Alışkın olmadığı acayip düşünceleri Henry'den duyan bizim saf, temiz Dorian'ımız ilk olarak biten portresindeki güzelliğine vurulur. Suda yansımasını gören narkissos'a olan şeyler Dorian'a da olur,içi titrer kafası döner bu güzelliğe aşık olur, olanca içtenliğiyle gençliği hiç solmayacak olan portreyi kıskanır ve keşkem der benim yerime o geçse, onun yerine ben geçsem. Gökteki dilek kapıları açıktır ama dorian'ın kabul olmuş dileğini elalem şeytana mal eder.
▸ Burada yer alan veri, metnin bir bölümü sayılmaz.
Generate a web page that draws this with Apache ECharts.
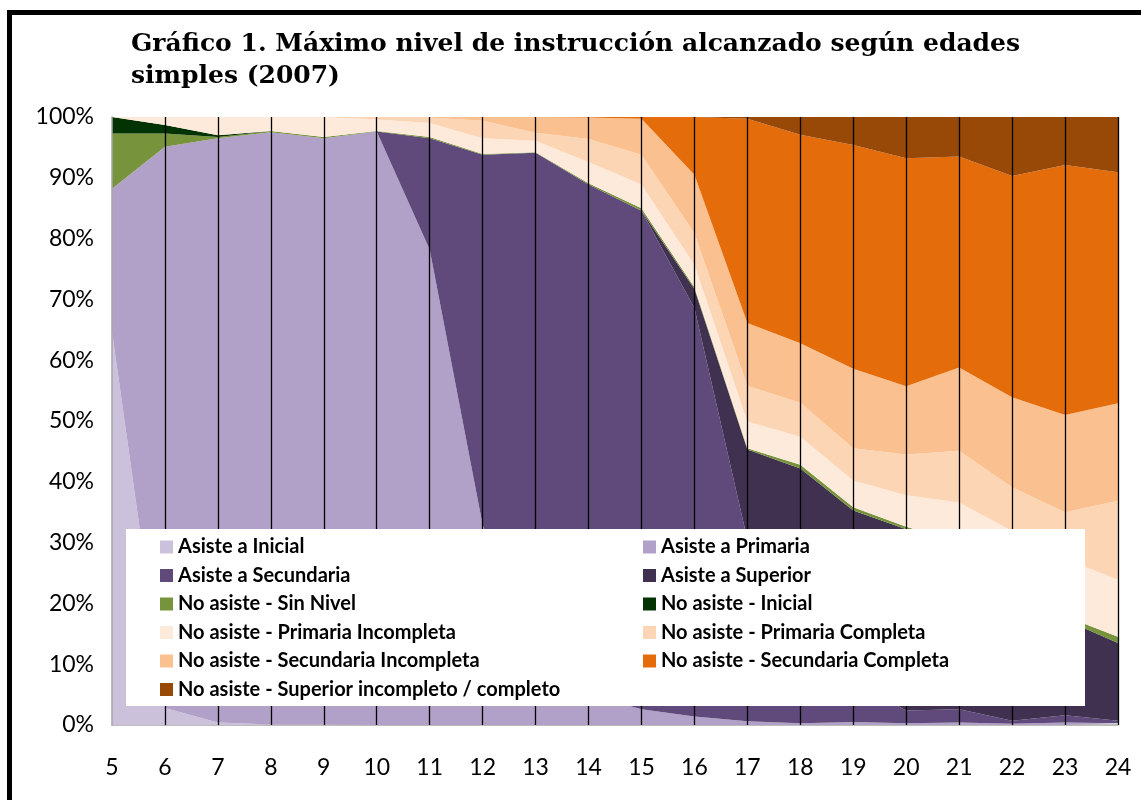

Millet anlamaz, kadınlar hoşnut sayılır (ölüm döşeklerinde açılır pişmanlık kapıları), Henry'e bitmez tükenmez bir deney olanağı bahşedilir, Dorian da anlamaz ama pek çabuk kabullenir, mayasında bencillik vardır ve gençlik sadece bedeninde sürmez, 38 yaşına da varsa aldığı bazı kararlar dolayısıyla hala toy bir insanın aptallığını taşır üzerinde. Zaten Dorian'ı kötülüklere sürükleyen ebedi gençliği değildi bence, Dorian'ın kendi kötülüğüydü. Etrafındaki insanların başına gelenlerin kendi yüzünden olduğunu çok az düşündü, bundan daha da az üzüldü. Akıl hocası Henry wotton gibi insanlarda olması gereken bazı duygulardan yoksundu başta. Belki de her antonius genç yaşta ölmelidir. Doğanın bize arada bir göstermek istediği göz şenliği olarak kalmalıdırlar.
kitap sansürlüymüş. sansürlemeyin kitapları, Oscar Wilde en başta demiş zaten, hala anlamamışsınız adamı.
Sana da selam olsun yıllar önce uyarlama olan filminde izlediğim, Dorian'ın kara kaşlı kara gözlü versiyonu olan dorian!
Betimlemeler de harbi güzeldi, az kalsın okumuş olmak için okuyor, anlamadan geçiyordum cümleleri. Aklım başıma kitabın ortalarında geldi. Ne demişler geç olsun güç olmasın.
tam bir zeki genç yazar bilgeliği örneği. çok fazla monolog ve tespit içeriyor. oscar wilde bu eserini zekasının pik noktada olduğu ancak tecrübesinin henüz zekası ve bilgi birikimine yetişemediği bir dönemde yazmış olmalı.
okurken gayet de keyif aldığım ve yer yer ilk yazma girişimlerime benzettiğim bir eserdi. nostaljik.